Can you write out all the lines word for word, with no pictures?

• _Dataset extract_
<<<<
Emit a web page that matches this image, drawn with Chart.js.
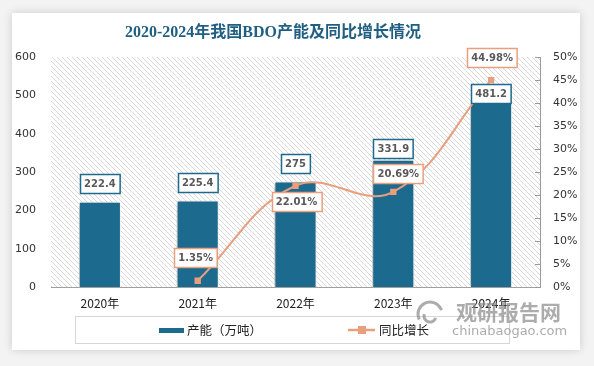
<!DOCTYPE html>
<html><head><meta charset="utf-8">
<script src="https://cdn.jsdelivr.net/npm/chart.js@4.4.1/dist/chart.umd.min.js"></script>
<style>
html,body{margin:0;padding:0;background:#f3f3f3;width:594px;height:366px;overflow:hidden}
#panel{position:absolute;left:12px;top:13px;width:568px;height:337px;background:#fff;box-shadow:0 0 9px rgba(0,0,0,0.16)}
#wrap{position:absolute;left:0;top:0;width:594px;height:366px}
</style></head><body>
<div id="panel"></div>
<div id="wrap"><canvas id="c" width="594" height="366"></canvas></div>
<script>
const categories = ['2020年','2021年','2022年','2023年','2024年'];
const capacity = [222.4, 225.4, 275, 331.9, 481.2];
const growth = [null, 1.35, 22.01, 20.69, 44.98];
const capacityLabels = ['222.4','225.4','275','331.9','481.2'];
const growthLabels = [null,'1.35%','22.01%','20.69%','44.98%'];
const titleText = '2020-2024年我国BDO产能及同比增长情况';
const legendNames = ['产能（万吨）','同比增长'];

const BLUE = '#1c6a8e';
const SALMON = '#e99f7e';
// label offsets (style): [dx, dy] relative to bar top / point
const barLabelDy = [-18, -18, -18, -11, -9];
const lineLabelOff = [null, [-2,-23], [1,16], [5,-18], [1,-22.5]];

function hatch(){
  const n = 5;
  const t = document.createElement('canvas'); t.width = n; t.height = n;
  const g = t.getContext('2d');
  g.fillStyle = '#fff'; g.fillRect(0,0,n,n);
  g.fillStyle = '#d8d8d8';
  for (let i=0;i<n;i++) g.fillRect(i,i,1,1);
  return t;
}

const bgPlugin = {
  id:'bg',
  beforeDraw(chart){
    const {ctx, chartArea:a} = chart;
    ctx.save();
    ctx.fillStyle = ctx.createPattern(hatch(),'repeat');
    ctx.fillRect(a.left, a.top, a.right-a.left, a.bottom-a.top);
    ctx.restore();
  },
  beforeDatasetDraw(chart, args){
    if (args.index === 0){
      const ctx = chart.ctx; ctx.save();
      ctx.shadowColor = 'rgba(0,0,0,0.35)'; ctx.shadowBlur = 5; ctx.shadowOffsetX = -2; ctx.shadowOffsetY = 1;
    }
  },
  afterDatasetDraw(chart, args){
    if (args.index === 0) chart.ctx.restore();
  }
};

function box(ctx, text, cx, cy, color){
  ctx.font = 'bold 10px "DejaVu Sans"';
  const w = ctx.measureText(text).width + 8, h = 19;
  const x = Math.round(cx - w/2) + 0.5, y = Math.round(cy - h/2) + 0.5;
  ctx.fillStyle = '#fff'; ctx.fillRect(x, y, w, h);
  ctx.lineWidth = 1.5; ctx.strokeStyle = color; ctx.strokeRect(x, y, w, h);
  ctx.fillStyle = '#595959'; ctx.textAlign = 'center'; ctx.textBaseline = 'middle';
  ctx.fillText(text, cx, cy + 0.5);
}

const labelPlugin = {
  id:'labels',
  afterDatasetsDraw(chart){
    const ctx = chart.ctx; ctx.save();
    const m0 = chart.getDatasetMeta(0), m1 = chart.getDatasetMeta(1);
    m0.data.forEach((el,i)=>{ box(ctx, capacityLabels[i], el.x, el.y + barLabelDy[i], BLUE); });
    m1.data.forEach((el,i)=>{ if (growthLabels[i]) box(ctx, growthLabels[i], el.x + lineLabelOff[i][0], el.y + lineLabelOff[i][1], SALMON); });
    ctx.restore();
  },
  afterDraw(chart){
    const ctx = chart.ctx; ctx.save();
    const a = chart.chartArea;
    // right axis inward ticks
    const s = chart.scales.y1;
    ctx.strokeStyle = '#9a9a9a'; ctx.lineWidth = 1;
    s.ticks.forEach(t=>{ const y = Math.round(s.getPixelForValue(t.value)) + 0.5; ctx.beginPath(); ctx.moveTo(a.right-5, y); ctx.lineTo(a.right, y); ctx.stroke(); });
    // title
    ctx.font = 'bold 16px "Liberation Serif", "Noto Sans CJK SC"';
    ctx.fillStyle = '#215f82'; ctx.textAlign = 'center'; ctx.textBaseline = 'middle';
    ctx.fillText(titleText, 273, 33);
    // legend
    ctx.strokeStyle = '#d6d6d6'; ctx.lineWidth = 1;
    ctx.strokeRect(75.5, 316.5, 434, 27);
    ctx.fillStyle = BLUE; ctx.fillRect(159, 328, 25, 5);
    ctx.font = '12.5px "Noto Sans CJK SC"'; ctx.fillStyle = '#222'; ctx.textAlign = 'left';
    ctx.fillText(legendNames[0], 187, 330);
    ctx.strokeStyle = SALMON; ctx.lineWidth = 2.5; ctx.beginPath(); ctx.moveTo(348, 330); ctx.lineTo(375, 330); ctx.stroke();
    ctx.fillStyle = SALMON; ctx.fillRect(358, 326, 8, 8);
    ctx.fillStyle = '#222'; ctx.fillText(legendNames[1], 379, 330);
    // watermark
    ctx.globalAlpha = 0.72;
    ctx.fillStyle = '#8c8c8c';
    ctx.font = 'bold 21px "Noto Sans CJK SC"'; ctx.textAlign = 'left';
    ctx.fillText('观研报告网', 456, 312);
    ctx.font = '13px "DejaVu Sans"';
    ctx.fillText('chinabaogao.com', 452, 332);
    ctx.strokeStyle = '#8c8c8c'; ctx.lineWidth = 3;
    ctx.beginPath(); ctx.arc(430, 314, 12, Math.PI*0.85, Math.PI*1.9); ctx.stroke();
    ctx.beginPath(); ctx.arc(430, 316, 6, Math.PI*0.1, Math.PI*1.1); ctx.stroke();
    ctx.restore();
  }
};

new Chart(document.getElementById('c'), {
  data: {
    labels: categories,
    datasets: [
      { type:'bar', data: capacity, backgroundColor: BLUE, borderColor:'#fff', borderWidth:1,
        barPercentage:0.43, categoryPercentage:1, yAxisID:'y', order:1 },
      { type:'line', data: growth, borderColor: SALMON, backgroundColor: SALMON, borderWidth:2,
        pointStyle:'rect', pointRadius:4.5, pointBorderWidth:0, tension:0.4, yAxisID:'y1', order:0, spanGaps:true }
    ]
  },
  options: {
    responsive:false, animation:false,
    layout:{ padding:{ left:0, right:0, top:57, bottom:49 } },
    plugins:{ legend:{display:false}, title:{display:false}, tooltip:{enabled:false} },
    scales:{
      x:{ grid:{display:false, drawTicks:false}, border:{display:true, color:'#a0a0a0'},
          ticks:{ padding:9, color:'#222', font:{ size:12, family:'"Noto Sans CJK SC"' } },
          afterFit(s){ s.height = 30; } },
      y:{ min:0, max:600, grid:{display:false, drawTicks:false}, border:{display:false},
          ticks:{ stepSize:100, padding:15, color:'#333', font:{ size:11, family:'"DejaVu Sans"' } },
          afterFit(s){ s.width = 51; } },
      y1:{ position:'right', min:0, max:50, grid:{display:false, drawTicks:false}, border:{display:true, color:'#9a9a9a'},
           ticks:{ stepSize:5, padding:13, color:'#333', font:{ size:11, family:'"DejaVu Sans"' }, callback:v=>v+'%' },
           afterFit(s){ s.width = 54; } }
    }
  },
  plugins:[bgPlugin, labelPlugin]
});
</script>
</body></html>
>>>>
• _Answer to this problem_
Emit a web page that matches this image, drawn with Chart.js.
<!DOCTYPE html>
<html><head><meta charset="utf-8">
<script src="https://cdn.jsdelivr.net/npm/chart.js@4.4.1/dist/chart.umd.min.js"></script>
<style>
html,body{margin:0;padding:0;background:#f3f3f3;width:594px;height:366px;overflow:hidden}
#panel{position:absolute;left:12px;top:13px;width:568px;height:337px;background:#fff;box-shadow:0 0 9px rgba(0,0,0,0.16)}
#wrap{position:absolute;left:0;top:0;width:594px;height:366px}
</style></head><body>
<div id="panel"></div>
<div id="wrap"><canvas id="c" width="594" height="366"></canvas></div>
<script>
const categories = ['2020年','2021年','2022年','2023年','2024年'];
const capacity = [222.4, 225.4, 275, 331.9, 481.2];
const growth = [null, 1.35, 22.01, 20.69, 44.98];
const capacityLabels = ['222.4','225.4','275','331.9','481.2'];
const growthLabels = [null,'1.35%','22.01%','20.69%','44.98%'];
const titleText = '2020-2024年我国BDO产能及同比增长情况';
const legendNames = ['产能（万吨）','同比增长'];

const BLUE = '#1c6a8e';
const SALMON = '#e99f7e';
// label offsets (style): [dx, dy] relative to bar top / point
const barLabelDy = [-18, -18, -18, -11, -9];
const lineLabelOff = [null, [-2,-23], [1,16], [5,-18], [1,-22.5]];

function hatch(){
  const n = 5;
  const t = document.createElement('canvas'); t.width = n; t.height = n;
  const g = t.getContext('2d');
  g.fillStyle = '#fff'; g.fillRect(0,0,n,n);
  g.fillStyle = '#d8d8d8';
  for (let i=0;i<n;i++) g.fillRect(i,i,1,1);
  return t;
}

const bgPlugin = {
  id:'bg',
  beforeDraw(chart){
    const {ctx, chartArea:a} = chart;
    ctx.save();
    ctx.fillStyle = ctx.createPattern(hatch(),'repeat');
    ctx.fillRect(a.left, a.top, a.right-a.left, a.bottom-a.top);
    ctx.restore();
  },
  beforeDatasetDraw(chart, args){
    if (args.index === 0){
      const ctx = chart.ctx; ctx.save();
      ctx.shadowColor = 'rgba(0,0,0,0.35)'; ctx.shadowBlur = 5; ctx.shadowOffsetX = -2; ctx.shadowOffsetY = 1;
    }
  },
  afterDatasetDraw(chart, args){
    if (args.index === 0) chart.ctx.restore();
  }
};

function box(ctx, text, cx, cy, color){
  ctx.font = 'bold 10px "DejaVu Sans"';
  const w = ctx.measureText(text).width + 8, h = 19;
  const x = Math.round(cx - w/2) + 0.5, y = Math.round(cy - h/2) + 0.5;
  ctx.fillStyle = '#fff'; ctx.fillRect(x, y, w, h);
  ctx.lineWidth = 1.5; ctx.strokeStyle = color; ctx.strokeRect(x, y, w, h);
  ctx.fillStyle = '#595959'; ctx.textAlign = 'center'; ctx.textBaseline = 'middle';
  ctx.fillText(text, cx, cy + 0.5);
}

const labelPlugin = {
  id:'labels',
  afterDatasetsDraw(chart){
    const ctx = chart.ctx; ctx.save();
    const m0 = chart.getDatasetMeta(0), m1 = chart.getDatasetMeta(1);
    m0.data.forEach((el,i)=>{ box(ctx, capacityLabels[i], el.x, el.y + barLabelDy[i], BLUE); });
    m1.data.forEach((el,i)=>{ if (growthLabels[i]) box(ctx, growthLabels[i], el.x + lineLabelOff[i][0], el.y + lineLabelOff[i][1], SALMON); });
    ctx.restore();
  },
  afterDraw(chart){
    const ctx = chart.ctx; ctx.save();
    const a = chart.chartArea;
    // right axis inward ticks
    const s = chart.scales.y1;
    ctx.strokeStyle = '#9a9a9a'; ctx.lineWidth = 1;
    s.ticks.forEach(t=>{ const y = Math.round(s.getPixelForValue(t.value)) + 0.5; ctx.beginPath(); ctx.moveTo(a.right-5, y); ctx.lineTo(a.right, y); ctx.stroke(); });
    // title
    ctx.font = 'bold 16px "Liberation Serif", "Noto Sans CJK SC"';
    ctx.fillStyle = '#215f82'; ctx.textAlign = 'center'; ctx.textBaseline = 'middle';
    ctx.fillText(titleText, 273, 33);
    // legend
    ctx.strokeStyle = '#d6d6d6'; ctx.lineWidth = 1;
    ctx.strokeRect(75.5, 316.5, 434, 27);
    ctx.fillStyle = BLUE; ctx.fillRect(159, 328, 25, 5);
    ctx.font = '12.5px "Noto Sans CJK SC"'; ctx.fillStyle = '#222'; ctx.textAlign = 'left';
    ctx.fillText(legendNames[0], 187, 330);
    ctx.strokeStyle = SALMON; ctx.lineWidth = 2.5; ctx.beginPath(); ctx.moveTo(348, 330); ctx.lineTo(375, 330); ctx.stroke();
    ctx.fillStyle = SALMON; ctx.fillRect(358, 326, 8, 8);
    ctx.fillStyle = '#222'; ctx.fillText(legendNames[1], 379, 330);
    // watermark
    ctx.globalAlpha = 0.72;
    ctx.fillStyle = '#8c8c8c';
    ctx.font = 'bold 21px "Noto Sans CJK SC"'; ctx.textAlign = 'left';
    ctx.fillText('观研报告网', 456, 312);
    ctx.font = '13px "DejaVu Sans"';
    ctx.fillText('chinabaogao.com', 452, 332);
    ctx.strokeStyle = '#8c8c8c'; ctx.lineWidth = 3;
    ctx.beginPath(); ctx.arc(430, 314, 12, Math.PI*0.85, Math.PI*1.9); ctx.stroke();
    ctx.beginPath(); ctx.arc(430, 316, 6, Math.PI*0.1, Math.PI*1.1); ctx.stroke();
    ctx.restore();
  }
};

new Chart(document.getElementById('c'), {
  data: {
    labels: categories,
    datasets: [
      { type:'bar', data: capacity, backgroundColor: BLUE, borderColor:'#fff', borderWidth:1,
        barPercentage:0.43, categoryPercentage:1, yAxisID:'y', order:1 },
      { type:'line', data: growth, borderColor: SALMON, backgroundColor: SALMON, borderWidth:2,
        pointStyle:'rect', pointRadius:4.5, pointBorderWidth:0, tension:0.4, yAxisID:'y1', order:0, spanGaps:true }
    ]
  },
  options: {
    responsive:false, animation:false,
    layout:{ padding:{ left:0, right:0, top:57, bottom:49 } },
    plugins:{ legend:{display:false}, title:{display:false}, tooltip:{enabled:false} },
    scales:{
      x:{ grid:{display:false, drawTicks:false}, border:{display:true, color:'#a0a0a0'},
          ticks:{ padding:9, color:'#222', font:{ size:12, family:'"Noto Sans CJK SC"' } },
          afterFit(s){ s.height = 30; } },
      y:{ min:0, max:600, grid:{display:false, drawTicks:false}, border:{display:false},
          ticks:{ stepSize:100, padding:15, color:'#333', font:{ size:11, family:'"DejaVu Sans"' } },
          afterFit(s){ s.width = 51; } },
      y1:{ position:'right', min:0, max:50, grid:{display:false, drawTicks:false}, border:{display:true, color:'#9a9a9a'},
           ticks:{ stepSize:5, padding:13, color:'#333', font:{ size:11, family:'"DejaVu Sans"' }, callback:v=>v+'%' },
           afterFit(s){ s.width = 54; } }
    }
  },
  plugins:[bgPlugin, labelPlugin]
});
</script>
</body></html>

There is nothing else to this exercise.